__Set task__.
Your task is to repeat only the lines from the one with "Give me the" through the one with "129.1, 123.9, 159.0]", exactly as they stand, both ends included.

__Dataset content__.
-- Start --

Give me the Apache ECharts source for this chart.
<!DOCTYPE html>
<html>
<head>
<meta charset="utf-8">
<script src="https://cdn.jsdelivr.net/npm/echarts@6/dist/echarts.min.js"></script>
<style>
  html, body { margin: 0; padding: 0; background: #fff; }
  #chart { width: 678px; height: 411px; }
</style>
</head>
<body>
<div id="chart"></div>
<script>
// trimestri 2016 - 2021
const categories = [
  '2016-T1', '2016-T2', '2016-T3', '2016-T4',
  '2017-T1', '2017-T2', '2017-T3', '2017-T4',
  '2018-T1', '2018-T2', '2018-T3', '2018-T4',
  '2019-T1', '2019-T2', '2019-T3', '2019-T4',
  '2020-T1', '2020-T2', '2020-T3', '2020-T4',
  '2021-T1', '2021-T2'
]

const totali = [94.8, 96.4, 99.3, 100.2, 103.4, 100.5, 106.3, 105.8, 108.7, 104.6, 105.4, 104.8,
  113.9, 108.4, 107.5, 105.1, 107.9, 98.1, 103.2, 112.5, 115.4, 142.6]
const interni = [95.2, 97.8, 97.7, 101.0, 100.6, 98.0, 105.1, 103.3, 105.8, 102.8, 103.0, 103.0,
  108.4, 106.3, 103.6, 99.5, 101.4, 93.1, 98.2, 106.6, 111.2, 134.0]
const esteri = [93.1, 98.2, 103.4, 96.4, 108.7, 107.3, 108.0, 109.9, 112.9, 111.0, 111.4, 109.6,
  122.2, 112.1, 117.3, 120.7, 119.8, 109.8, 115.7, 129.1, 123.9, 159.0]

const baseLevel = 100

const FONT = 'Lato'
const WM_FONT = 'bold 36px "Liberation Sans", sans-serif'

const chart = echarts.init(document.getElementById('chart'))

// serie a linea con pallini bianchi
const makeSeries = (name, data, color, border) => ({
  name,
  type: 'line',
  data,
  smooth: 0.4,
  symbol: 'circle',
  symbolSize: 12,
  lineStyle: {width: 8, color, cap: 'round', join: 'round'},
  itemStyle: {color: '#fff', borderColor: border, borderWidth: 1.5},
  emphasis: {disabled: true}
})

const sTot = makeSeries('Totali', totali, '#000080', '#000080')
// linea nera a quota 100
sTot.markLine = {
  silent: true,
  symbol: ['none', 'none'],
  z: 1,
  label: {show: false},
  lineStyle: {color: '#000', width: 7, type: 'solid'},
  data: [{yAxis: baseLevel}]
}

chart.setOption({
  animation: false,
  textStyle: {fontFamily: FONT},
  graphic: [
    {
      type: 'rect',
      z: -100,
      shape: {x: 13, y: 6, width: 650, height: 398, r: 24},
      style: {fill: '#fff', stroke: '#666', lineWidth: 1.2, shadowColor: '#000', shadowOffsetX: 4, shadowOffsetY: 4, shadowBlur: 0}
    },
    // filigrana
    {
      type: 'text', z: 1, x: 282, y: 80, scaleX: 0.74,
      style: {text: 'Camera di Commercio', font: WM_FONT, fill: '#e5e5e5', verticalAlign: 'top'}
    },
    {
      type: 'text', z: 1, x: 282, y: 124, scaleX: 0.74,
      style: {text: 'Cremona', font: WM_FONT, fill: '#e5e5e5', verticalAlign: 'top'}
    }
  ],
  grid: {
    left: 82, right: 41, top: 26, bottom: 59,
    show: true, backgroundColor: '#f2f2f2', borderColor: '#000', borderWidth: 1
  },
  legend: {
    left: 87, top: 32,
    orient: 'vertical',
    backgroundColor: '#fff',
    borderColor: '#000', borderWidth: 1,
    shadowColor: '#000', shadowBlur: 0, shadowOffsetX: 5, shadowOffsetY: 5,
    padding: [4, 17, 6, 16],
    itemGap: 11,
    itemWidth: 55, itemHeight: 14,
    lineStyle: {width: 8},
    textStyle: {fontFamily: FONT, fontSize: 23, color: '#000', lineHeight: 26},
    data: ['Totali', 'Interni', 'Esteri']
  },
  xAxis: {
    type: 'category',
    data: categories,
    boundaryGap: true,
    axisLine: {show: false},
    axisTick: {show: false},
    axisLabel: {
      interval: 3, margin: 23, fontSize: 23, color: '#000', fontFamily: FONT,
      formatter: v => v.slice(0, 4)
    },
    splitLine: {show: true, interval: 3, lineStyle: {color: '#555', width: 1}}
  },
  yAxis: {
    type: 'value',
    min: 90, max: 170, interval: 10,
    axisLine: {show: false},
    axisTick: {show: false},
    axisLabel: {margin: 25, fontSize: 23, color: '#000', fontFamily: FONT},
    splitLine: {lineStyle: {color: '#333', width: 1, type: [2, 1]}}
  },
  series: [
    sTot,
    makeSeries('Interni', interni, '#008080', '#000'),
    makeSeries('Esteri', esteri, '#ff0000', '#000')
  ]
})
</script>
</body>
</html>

-- End --
-- Start --

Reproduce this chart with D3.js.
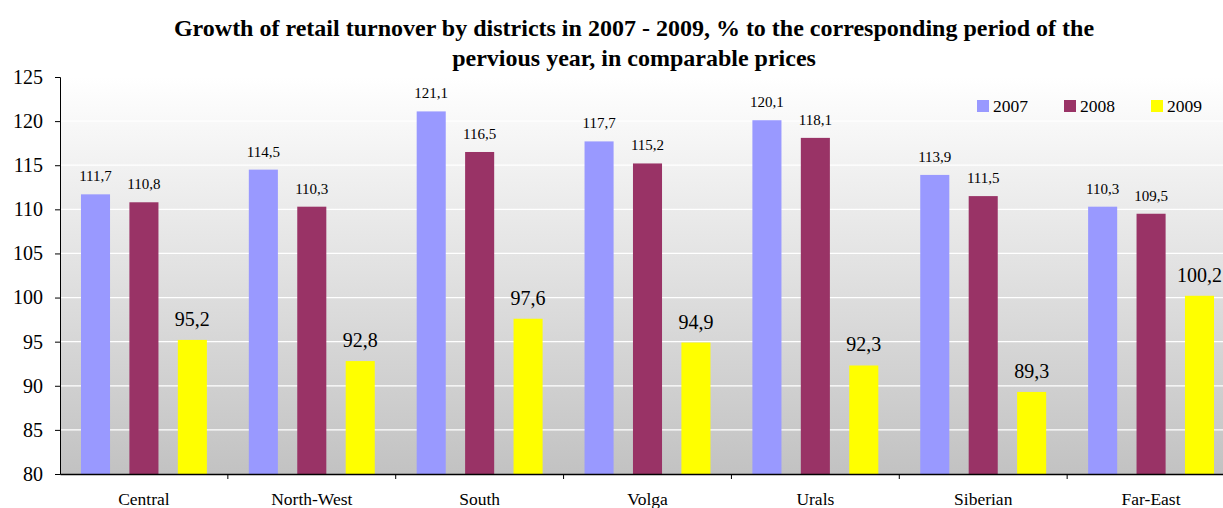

-- End --

__Exercise output__.
Give me the Apache ECharts source for this chart.
<!DOCTYPE html>
<html>
<head>
<meta charset="utf-8">
<script src="https://cdn.jsdelivr.net/npm/echarts@6/dist/echarts.min.js"></script>
<style>
  html, body { margin: 0; padding: 0; background: #fff; }
  #chart { width: 678px; height: 411px; }
</style>
</head>
<body>
<div id="chart"></div>
<script>
// trimestri 2016 - 2021
const categories = [
  '2016-T1', '2016-T2', '2016-T3', '2016-T4',
  '2017-T1', '2017-T2', '2017-T3', '2017-T4',
  '2018-T1', '2018-T2', '2018-T3', '2018-T4',
  '2019-T1', '2019-T2', '2019-T3', '2019-T4',
  '2020-T1', '2020-T2', '2020-T3', '2020-T4',
  '2021-T1', '2021-T2'
]

const totali = [94.8, 96.4, 99.3, 100.2, 103.4, 100.5, 106.3, 105.8, 108.7, 104.6, 105.4, 104.8,
  113.9, 108.4, 107.5, 105.1, 107.9, 98.1, 103.2, 112.5, 115.4, 142.6]
const interni = [95.2, 97.8, 97.7, 101.0, 100.6, 98.0, 105.1, 103.3, 105.8, 102.8, 103.0, 103.0,
  108.4, 106.3, 103.6, 99.5, 101.4, 93.1, 98.2, 106.6, 111.2, 134.0]
const esteri = [93.1, 98.2, 103.4, 96.4, 108.7, 107.3, 108.0, 109.9, 112.9, 111.0, 111.4, 109.6,
  122.2, 112.1, 117.3, 120.7, 119.8, 109.8, 115.7, 129.1, 123.9, 159.0]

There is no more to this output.